Although British politicians, from the Prime Minister down, are convinced the worst of the crisis is over, Prof Bostock believes nobody can really say.
"Being inherently cautious, one would say all the indications are there. . . numbers going down and the epidemic under control. One always has to be cautious and make all of the caveats, but from a scientific point of view it seems to be good news."
Serological testing will be used widely once the disease has waned to determine whether any animals were missed and have recovered and could still be carriers. "We're now tooling up to do quite large quantities of sero testing. We plan to get to a capability of doing something like 60,000 samples a week."
He doesn't believe the virus entered Britain through a live animal, but on a fresh meat carcass or a meat product. "I think it's significant that that first farm fed pig swill. That type of feeding inevitably carries the risk of recycling and transmitting infectious agents if you don't completely inactivate by cooking the pig swill.

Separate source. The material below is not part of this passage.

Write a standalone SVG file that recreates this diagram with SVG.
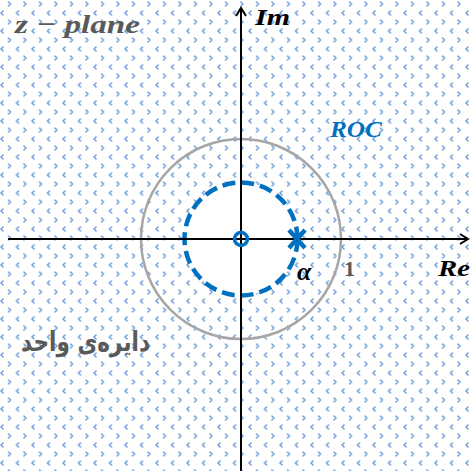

"But where it came from, I don't know and I'm not sure. . . is it important? I sit on the SEAC [Spongifrom Enchephalopathy Advisory Committee] and we advised it was not good practice to be feeding pig remains back to pigs. We suggested pig swill should be stopped."
He points out, though, that current legislation may not cover such a ban and that it could lead to disposal problems for food outlets.
On the vexed question of vaccination, he is again measured in his views, but he comes out on the "anti" side. Vaccination is fine for countries where the disease is endemic, he believes. In a country such as Britain, emergency vaccination to form a fire break around an outbreak to allow for the orderly slaughter of animals, coupled with a "stamping out" or culling of infected animals, could be a useful tool.
But vaccination is against only one strain of the disease and the animals are susceptible to others. Current vaccines don't provide protection for very long and are expensive; while preventing an animal showing clinical signs of the disease, they do not prevent the animal becoming infected if exposed to the virus. And it can become a carrier - and then there is the problem of distinguishing between infected and vaccinated animals.
There are tests, he accepts, that purport to be able to differentiate between vaccinated and infected animals, but none has shown 100 per cent reliability. "They are a move in the right direction but I don't think they have got there and they certainly haven't been validated internationally and accepted internationally for trade purposes.
"One is no longer a complete entity in terms of international trade and one would have had to discuss the issue of vaccinated cattle being around in terms of our trade partners and the uncertainty about returning to free and open trade," he warns.
Born in Kent, Christopher John Bostock was "interested in biology as a child". After studying zoology, he became interested in molecular biology - then quite a new science - and worked for some time in the Medical Research Council on human genetic diseases and the sort of genetic bases of resistance to cancer drugs by cancers.
He then became interested in the structure of chromosomes "and changed field and went to the Pirbright Laboratory before the amalgamation into the institute to head up a new division of molecular biology".
"I never had a mission in life to do research as a career. One just gets exposed to different things, gets interested in different things and follows one's nose."